Months after the fighting was over, the rotting bodies of unburied Japanese still littered the jungle on the edge of the streams around Milne Bay; the Australian dead had been buried in a war cemetery behind Gili Gili. Other Japanese, who had survived but failed to be evacuated, set out on foot across the mountains to try to reach their countrymen at Buna. They did not make it. An Australian report described how their skeletons could be found lying in small coral caves along the coast. Local Papuans found two Japanese wandering in the grasslands and pelted them with rocks whenever they attempted to rest. At dusk the two hanged themselves from a tree.

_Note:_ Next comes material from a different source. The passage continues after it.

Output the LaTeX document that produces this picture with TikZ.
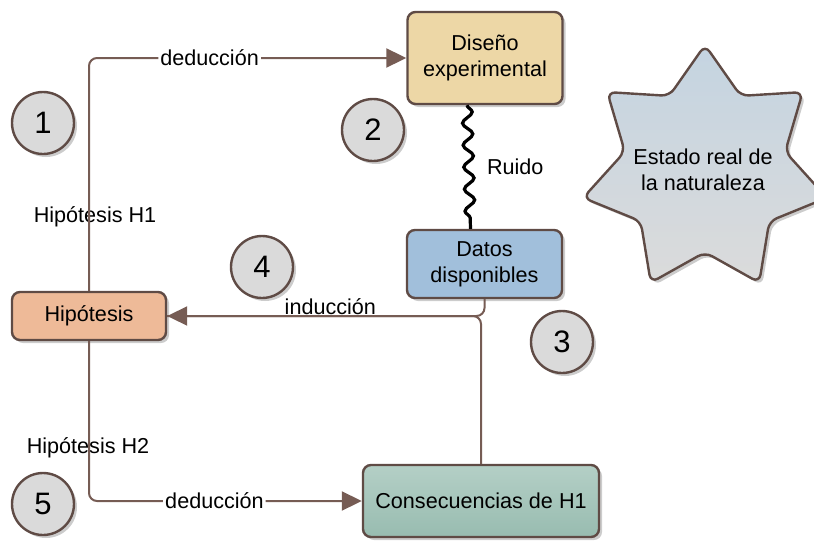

The other side of the story is that in their few days at Milne Bay the Japanese had displayed remarkable brutality. The Webb Commission into Japanese atrocities listed 59 cases of local people murdered by the Japanese, often being bayoneted while held prisoner, and in many cases being tortured or mutilated. Not one of the 36 Australians captured by the Japanese in the course of the battle survived. All were killed, and some were badly mutilated.
For the Allies, Milne Bay represented a turning point. Victory here and a few weeks later on the Kokoda Trail ended any Japanese hopes of taking Port Moresby. More important, perhaps, was the psychological victory. The seemingly unstoppable Japanese had been stopped. Australian Brigadier John Field summed up Australian feelings at the time:
Our troops have proved the Jap is not a superman.